En 2020, l’assemblée législative a adopté la partie 18.1 de la Loi, donnant à la Commission des pouvoirs accrus pour récupérer les « biens pouvant faire l’objet d’une réclamation » (claimable property) qui ont été transférés à des membres de la famille ou à des tiers. Les dispositions ont un effet expressément rétroactif et s’appliquent même aux transferts et aux ordonnances antérieurs à la promulgation.
En 2021, les appelants ont demandé la radiation des actes de procédure. La Cour suprême de la Colombie-Britannique a radié la plupart des revendications initiales, mais a autorisé la Commission à présenter un nouveau plaidoyer en vertu de la partie 18.1. En mars 2023, la Commission a modifié sa demande en conséquence. Les appelants ont porté la décision de la Cour suprême en appel auprès de la CACB.
Motifs
En appel, les appelants ont fait valoir que les modifications établissaient une « nouvelle cause d’action », équivalant à l’introduction d’une nouvelle instance, et qu’elles étaient donc frappées de prescription selon la limite de six ans prévue au paragraphe 159(1) de la Loi. Ils ont souligné que les réclamations antérieures avaient été [TRADUCTION] « radiées intégralement » et décrites comme étant [TRADUCTION] « radicalement viciées, à bien des égards, notamment sur les plans de la compétence, de la qualité pour agir et de la possibilité temporelle ».
La CACB a rejeté cet argument, soulignant que les parties devaient lire l’ordonnance de radiation de l’acte de procédure de la Cour suprême dans son intégralité et en tenant compte du contexte. L’ordonnance prévoyait expressément que la Commission présenterait un nouveau plaidoyer en vertu de la partie 18.1 et n’a donc pas fermé la porte à l’action en recouvrement.

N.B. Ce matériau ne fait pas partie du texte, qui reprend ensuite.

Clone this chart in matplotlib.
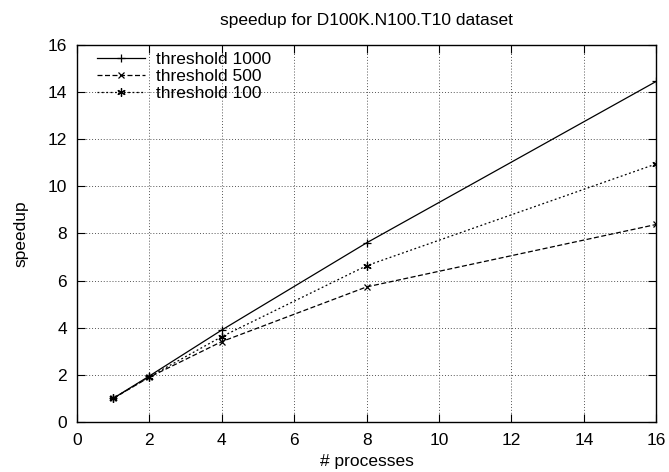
import matplotlib
matplotlib.use("Agg")
import matplotlib.pyplot as plt

plt.rcParams["font.family"] = ["Liberation Sans", "DejaVu Sans"]

processes = [1, 2, 4, 8, 16]
speedup_1000 = [1.0, 1.95, 3.9, 7.6, 14.45]
speedup_500 = [1.0, 1.9, 3.41, 5.73, 8.38]
speedup_100 = [1.0, 1.92, 3.62, 6.63, 10.95]

fs = 12.5

fig = plt.figure(figsize=(6.69, 4.72), dpi=100)
ax = fig.add_axes([0.115, 0.106, 0.866, 0.799])

asterisk = (6, 2, 0)
ax.plot(processes, speedup_1000, color="black", linestyle="-", linewidth=0.9,
        marker="+", markersize=6, markeredgewidth=0.9, label="threshold 1000")
ax.plot(processes, speedup_500, color="black", linestyle=(0, (4, 2)), linewidth=0.9,
        marker="x", markersize=5, markeredgewidth=0.9, label="threshold 500")
ax.plot(processes, speedup_100, color="black", linestyle=(0, (1.5, 2)), linewidth=0.9,
        marker=asterisk, markersize=6, markeredgewidth=0.9, label="threshold 100")

ax.set_xlim(0, 16)
ax.set_ylim(0, 16)
ax.set_xticks(range(0, 17, 2))
ax.set_yticks(range(0, 17, 2))
ax.tick_params(direction="in", top=True, right=True, length=6, width=0.8, labelsize=fs)
ax.tick_params(axis="x", pad=8)
ax.tick_params(axis="y", pad=7)
ax.grid(True, linestyle=(0, (1, 2)), color="#555555", linewidth=0.7)
for s in ax.spines.values():
    s.set_linewidth(1.0)

ax.set_xlabel("# processes", fontsize=fs, labelpad=4)
ax.set_ylabel("speedup", fontsize=fs, labelpad=14)
ax.set_title("speedup for D100K.N100.T10 dataset", fontsize=fs, pad=14)

ax.legend(loc="upper left", frameon=False, fontsize=fs, handlelength=2.8,
          handletextpad=0.6, labelspacing=0.12, borderpad=0, borderaxespad=0,
          bbox_to_anchor=(0.034, 0.982))

fig.savefig("out.png", dpi=100)
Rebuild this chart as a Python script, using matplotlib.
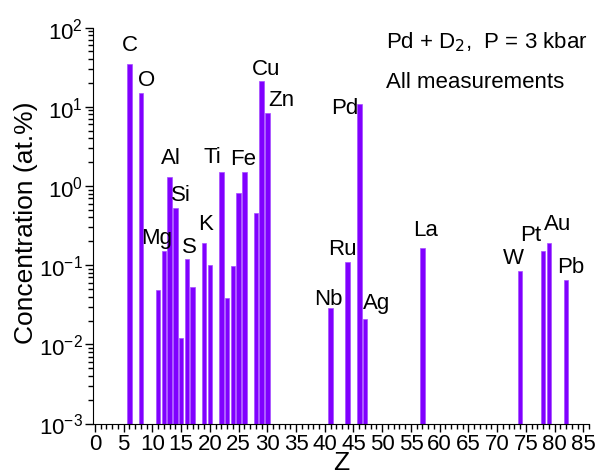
import matplotlib
matplotlib.use("Agg")
import matplotlib.pyplot as plt
from matplotlib.ticker import MultipleLocator, LogLocator, NullFormatter

plt.rcParams['font.family'] = ['Liberation Sans', 'DejaVu Sans']

# atomic number and measured concentration (at.%)
z_values = [6, 8, 11, 12, 13, 14, 15, 16, 17, 19, 20, 22, 23, 24, 25, 26,
            28, 29, 30, 41, 44, 46, 47, 57, 74, 78, 79, 82]
concentration = [35, 15, 0.048, 0.15, 1.3, 0.52, 0.011, 0.12, 0.052, 0.19,
                 0.1, 1.5, 0.038, 0.097, 0.82, 1.5, 0.45, 21, 8.3, 0.028,
                 0.11, 11, 0.02, 0.165, 0.083, 0.15, 0.19, 0.064]

# element label: (Z, symbol)
labels = [(6, 'C'), (8, 'O'), (12, 'Mg'), (13, 'Al'), (14, 'Si'), (16, 'S'),
          (19, 'K'), (22, 'Ti'), (26, 'Fe'), (29, 'Cu'), (30, 'Zn'),
          (41, 'Nb'), (44, 'Ru'), (46, 'Pd'), (47, 'Ag'), (57, 'La'),
          (74, 'W'), (78, 'Pt'), (79, 'Au'), (82, 'Pb')]

# label placement: x shift (units of Z), height factor above bar top, alignment
label_pos = {
    'C': (0, 1.3, 'center'), 'O': (1.0, 1.1, 'center'),
    'Mg': (-1.2, 1.1, 'center'), 'Al': (0.2, 1.3, 'center'),
    'Si': (1.0, 1.1, 'center'), 'S': (0.5, 1.05, 'center'),
    'K': (0.3, 1.3, 'center'), 'Ti': (-1.6, 1.17, 'center'),
    'Fe': (-0.2, 1.1, 'center'), 'Cu': (0.8, 1.07, 'center'),
    'Zn': (0.1, 1.1, 'left'), 'Nb': (-0.3, 1.0, 'center'),
    'Ru': (-1.0, 1.1, 'center'), 'Pd': (-0.1, 0.65, 'right'),
    'Ag': (-0.4, 1.23, 'left'), 'La': (0.6, 1.25, 'center'),
    'W': (-1.2, 1.1, 'center'), 'Pt': (-2.1, 1.2, 'center'),
    'Au': (1.6, 1.3, 'center'), 'Pb': (0.8, 1.1, 'center'),
}

fig = plt.figure(figsize=(5.98, 4.77), dpi=100)
ax = fig.add_axes([0.155, 0.11, 0.83, 0.83])

ax.bar(z_values, concentration, width=0.8, color='#8000ff',
       edgecolor='#a64dff', linewidth=0.5, bottom=1e-3)

conc = dict(zip(z_values, concentration))
for z, sym in labels:
    dx, fy, ha = label_pos[sym]
    ax.text(z + dx, conc[z] * fy, sym, ha=ha, va='bottom', fontsize=16)

ax.set_yscale('log')
ax.set_ylim(1e-3, 100)
ax.set_xlim(-0.4, 86)
ax.xaxis.set_major_locator(MultipleLocator(5))
ax.xaxis.set_minor_locator(MultipleLocator(1))
ax.yaxis.set_major_locator(LogLocator(base=10, numticks=10))
ax.yaxis.set_minor_locator(LogLocator(base=10, subs=range(2, 10), numticks=20))
ax.yaxis.set_minor_formatter(NullFormatter())

for side in ['top', 'right']:
    ax.spines[side].set_visible(False)
ax.tick_params(axis='both', which='major', direction='out', length=6,
               width=1, labelsize=16, pad=1)
ax.tick_params(axis='both', which='minor', direction='out', length=3.5,
               width=1)

ax.set_xlabel('Z', fontsize=19, labelpad=-3)
ax.set_ylabel('Concentration (at.%)', fontsize=19)
ax.yaxis.set_label_coords(-0.11, 0.51)

ax.text(0.59, 0.965, r'Pd + D$_2$,  P = 3 kbar', transform=ax.transAxes,
        fontsize=16, ha='left', va='center')
ax.text(0.59, 0.865, 'All measurements', transform=ax.transAxes,
        fontsize=16, ha='left', va='center')

fig.savefig('out.png', dpi=100)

Fait important, la CACB a conclu que le critère de prescription se fonde sur la continuité factuelle et non sur la théorie juridique. Elle a confirmé qu’une nouvelle cause d’action n’est pas introduite si la modification mène à une autre demande de réparation fondée sur les mêmes faits déjà étayés ou si elle conduit à des conclusions juridiques différentes tirées des mêmes faits.
La Commission avait déjà présenté les principaux faits : la responsabilité de M. Pasquill, les transferts à son épouse et à l’entreprise de celle-ci et les moyens pris par la Commission pour recouvrer ces actifs. Les modifications ne font que reformuler ces faits selon le cadre législatif de 2020, avec des précisions supplémentaires qui, comme l’a reconnu la CACB, sont usuelles dans les cas de procédures complexes de fraude et de recouvrement.
Ainsi, la CACB a confirmé que le paragraphe 159(1) n’empêchait pas la Commission de présenter sa réclamation. Les modifications ne constituaient pas une « nouvelle cause d’action », mais plutôt une continuation des mêmes paramètres factuels.
Points à retenir
- Les recours en recouvrement en vertu de la partie 18.1 de la Loi peuvent s’appliquer rétroactivement aux membres de la famille et aux bénéficiaires des produits de la fraude, même en cas d’échec des réclamations antérieures en equity.
- Les familles, les conjoints et les sociétés à actionnariat restreint de personnes physiques visées par des sanctions en matière de valeurs mobilières sont maintenant à la portée de la Commission.
- Un plaidoyer selon lequel un acte de procédure modifié constitue une « nouvelle » réclamation déjà frappée de prescription ne sera vraisemblablement pas retenu si les faits qui en sont le fondement sont les mêmes que ceux de la réclamation initiale.